15. Larry Lucchino (and by extension, Edward Bennett Williams)
So many franchise goals were accomplished under the leadership of Larry Lucchino that only his hasty exit in 1993 upon the purchase of the Baltimore Orioles by Peter Angelos kept him from fully getting the credit for what amounted to a halcyon period for baseball in the region. And Lucchino’s biggest credit other than overseeing virtually every aspect of the construction of Oriole Park at Camden Yards should be that he truly did make the team a regional franchise under first the ownership of Edward Bennett Williams and then the C.E.O. and minority partner under Eli Jacobs.
Lucchino, as it will be told in The Peter Principles at WNST.net this March, was all set to remain in charge of the Baltimore Orioles in 1993 when he found William DeWitt Jr. to buy the team before it wound up at a bankruptcy auction in New York where Angelos swooped in to keep it away from him.

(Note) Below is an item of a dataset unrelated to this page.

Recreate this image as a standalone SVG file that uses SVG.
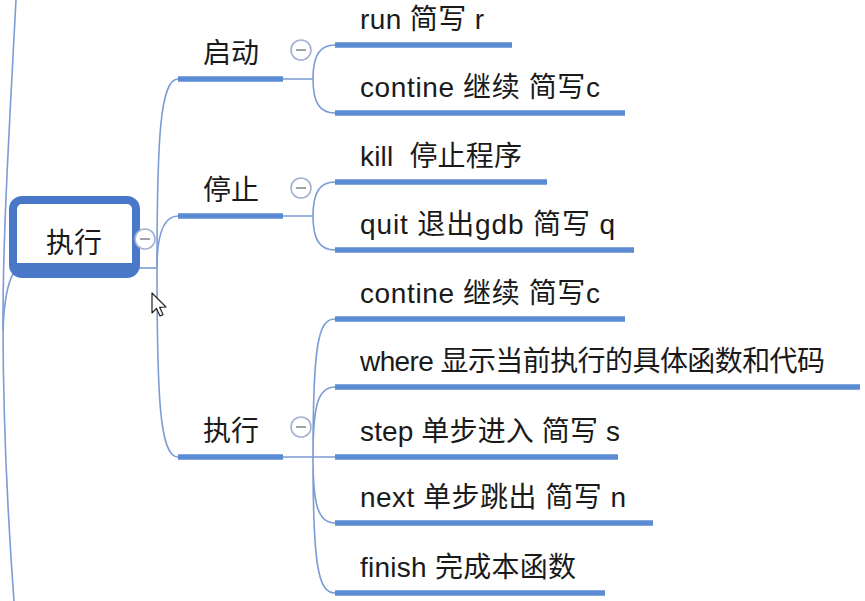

He left for San Diego, where he built another stadium and went to the World Series and then Boston, where he revolutionized the franchise, remodeled Fenway Park and has been aboard for three titles now in the new century. A Princeton lawyer who played basketball there with Bill Bradley, Lucchino is the only man known to have World Series rings (Orioles ’83, Red Sox ’04, ’07, and ’13), a Super Bowl ring (Redskins ’83) and a Final Four watch (Princeton, ’65). He is also a Non-Hodgkin’s Lymphoma survivor.